- _Prompt_
Retype the run of lines that opens with the line containing "What matplotlib code" and closes with the line containing "plt.rcParams['font.family'] = ['Liberation", exactly and inclusively, but skip the pictures.

════════════════════

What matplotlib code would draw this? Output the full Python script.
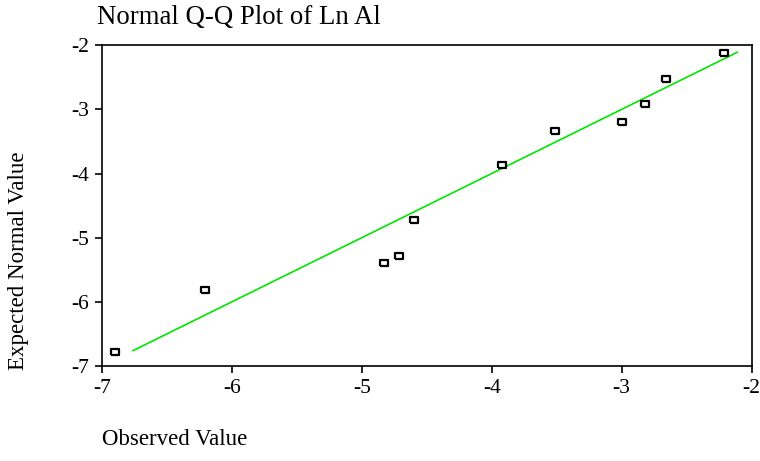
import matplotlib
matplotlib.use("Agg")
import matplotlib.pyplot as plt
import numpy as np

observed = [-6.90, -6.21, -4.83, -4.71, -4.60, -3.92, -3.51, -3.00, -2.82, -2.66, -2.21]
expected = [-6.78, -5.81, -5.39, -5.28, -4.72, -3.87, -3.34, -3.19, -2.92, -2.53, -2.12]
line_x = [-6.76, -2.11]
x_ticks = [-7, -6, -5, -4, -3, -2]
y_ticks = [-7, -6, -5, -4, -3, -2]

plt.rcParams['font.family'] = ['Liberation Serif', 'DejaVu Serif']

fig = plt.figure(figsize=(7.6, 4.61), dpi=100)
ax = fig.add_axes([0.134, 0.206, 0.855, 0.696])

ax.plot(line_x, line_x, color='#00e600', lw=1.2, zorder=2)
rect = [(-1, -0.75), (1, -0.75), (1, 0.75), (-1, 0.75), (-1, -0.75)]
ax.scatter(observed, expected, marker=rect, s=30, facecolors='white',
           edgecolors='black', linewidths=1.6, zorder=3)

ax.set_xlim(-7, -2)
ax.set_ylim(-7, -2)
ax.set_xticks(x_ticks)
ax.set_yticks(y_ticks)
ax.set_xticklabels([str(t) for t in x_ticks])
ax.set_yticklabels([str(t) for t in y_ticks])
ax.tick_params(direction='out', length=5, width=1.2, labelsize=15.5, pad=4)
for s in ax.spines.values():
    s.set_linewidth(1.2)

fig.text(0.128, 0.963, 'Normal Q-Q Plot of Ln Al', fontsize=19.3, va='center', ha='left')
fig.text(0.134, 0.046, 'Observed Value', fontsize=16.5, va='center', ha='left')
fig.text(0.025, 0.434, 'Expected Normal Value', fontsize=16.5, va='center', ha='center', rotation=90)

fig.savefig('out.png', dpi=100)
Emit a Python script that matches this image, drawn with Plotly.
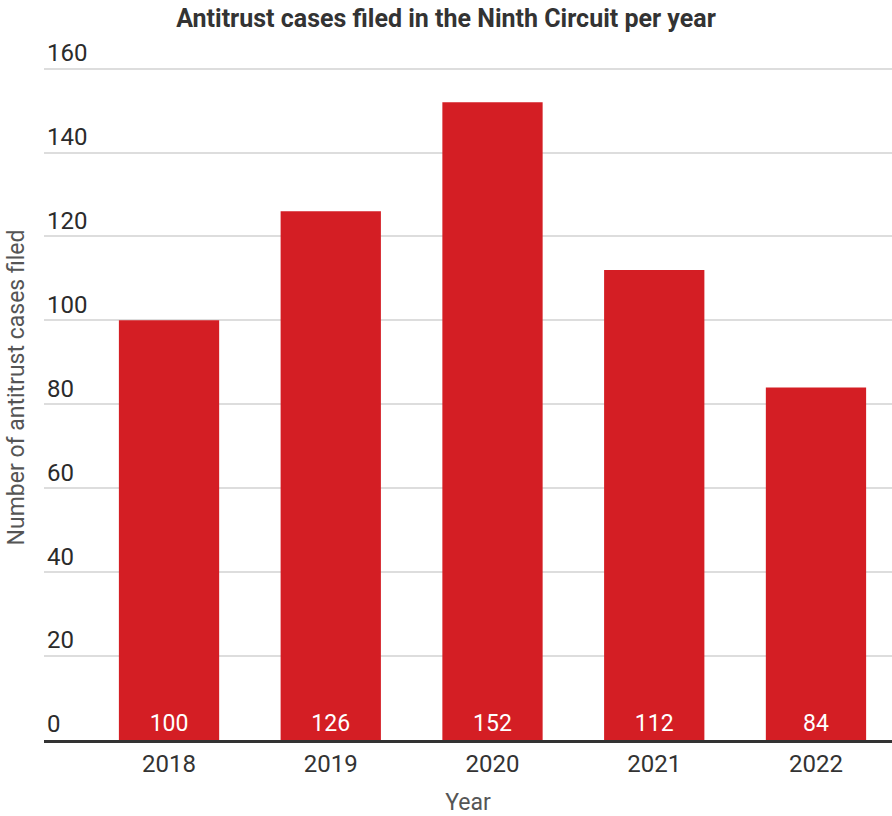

════════════════════

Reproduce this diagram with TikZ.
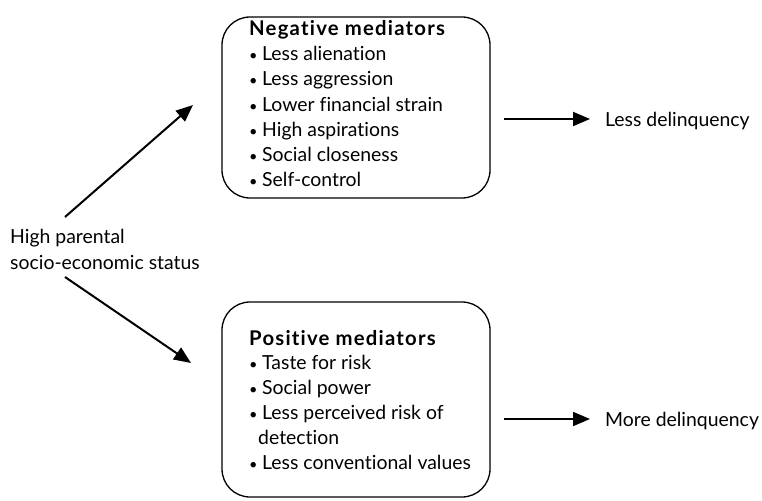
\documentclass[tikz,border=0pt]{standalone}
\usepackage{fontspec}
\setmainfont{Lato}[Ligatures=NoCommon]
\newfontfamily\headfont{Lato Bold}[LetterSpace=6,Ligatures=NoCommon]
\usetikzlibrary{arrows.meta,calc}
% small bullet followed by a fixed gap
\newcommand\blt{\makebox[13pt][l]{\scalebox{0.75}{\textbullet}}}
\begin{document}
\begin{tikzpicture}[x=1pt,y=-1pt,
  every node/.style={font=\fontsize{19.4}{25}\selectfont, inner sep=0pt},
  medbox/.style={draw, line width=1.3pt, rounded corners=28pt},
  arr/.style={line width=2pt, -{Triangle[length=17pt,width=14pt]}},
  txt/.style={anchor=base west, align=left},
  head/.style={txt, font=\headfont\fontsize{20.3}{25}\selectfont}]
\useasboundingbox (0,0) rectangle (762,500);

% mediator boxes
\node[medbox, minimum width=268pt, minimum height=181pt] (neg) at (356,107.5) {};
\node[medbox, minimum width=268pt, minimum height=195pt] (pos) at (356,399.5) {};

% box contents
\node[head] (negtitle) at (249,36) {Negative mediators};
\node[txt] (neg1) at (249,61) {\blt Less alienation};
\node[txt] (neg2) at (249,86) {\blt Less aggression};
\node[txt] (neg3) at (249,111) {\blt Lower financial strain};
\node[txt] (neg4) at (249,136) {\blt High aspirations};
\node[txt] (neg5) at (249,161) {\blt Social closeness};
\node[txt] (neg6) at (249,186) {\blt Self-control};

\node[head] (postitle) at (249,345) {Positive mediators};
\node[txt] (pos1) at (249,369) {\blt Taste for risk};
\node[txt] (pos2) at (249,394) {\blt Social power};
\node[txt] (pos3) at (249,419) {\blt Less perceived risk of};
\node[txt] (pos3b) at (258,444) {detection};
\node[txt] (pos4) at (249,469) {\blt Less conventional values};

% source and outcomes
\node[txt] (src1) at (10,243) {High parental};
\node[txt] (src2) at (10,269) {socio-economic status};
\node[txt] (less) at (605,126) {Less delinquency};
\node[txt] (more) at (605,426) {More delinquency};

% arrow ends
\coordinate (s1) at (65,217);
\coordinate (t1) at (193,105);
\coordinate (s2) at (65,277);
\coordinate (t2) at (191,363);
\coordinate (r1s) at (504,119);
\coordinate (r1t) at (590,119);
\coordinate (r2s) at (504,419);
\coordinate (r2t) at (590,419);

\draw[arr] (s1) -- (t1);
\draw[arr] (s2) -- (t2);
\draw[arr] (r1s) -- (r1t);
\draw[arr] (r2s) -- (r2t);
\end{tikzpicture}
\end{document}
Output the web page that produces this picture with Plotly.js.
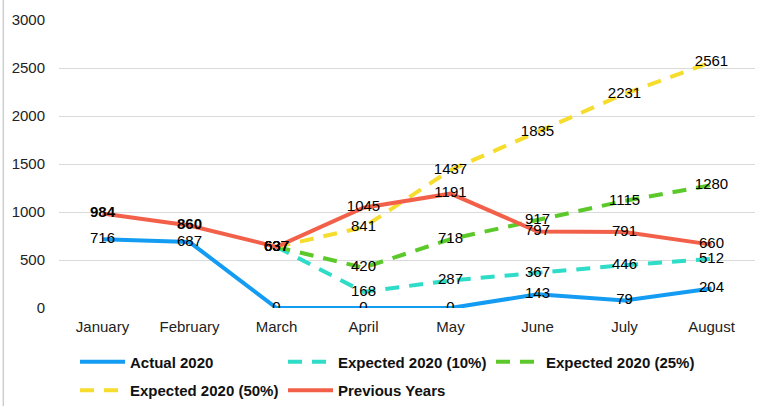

════════════════════

- _Task answer_
What matplotlib code would draw this? Output the full Python script.
import matplotlib
matplotlib.use("Agg")
import matplotlib.pyplot as plt
import numpy as np

observed = [-6.90, -6.21, -4.83, -4.71, -4.60, -3.92, -3.51, -3.00, -2.82, -2.66, -2.21]
expected = [-6.78, -5.81, -5.39, -5.28, -4.72, -3.87, -3.34, -3.19, -2.92, -2.53, -2.12]
line_x = [-6.76, -2.11]
x_ticks = [-7, -6, -5, -4, -3, -2]
y_ticks = [-7, -6, -5, -4, -3, -2]

plt.rcParams['font.family'] = ['Liberation Serif', 'DejaVu Serif']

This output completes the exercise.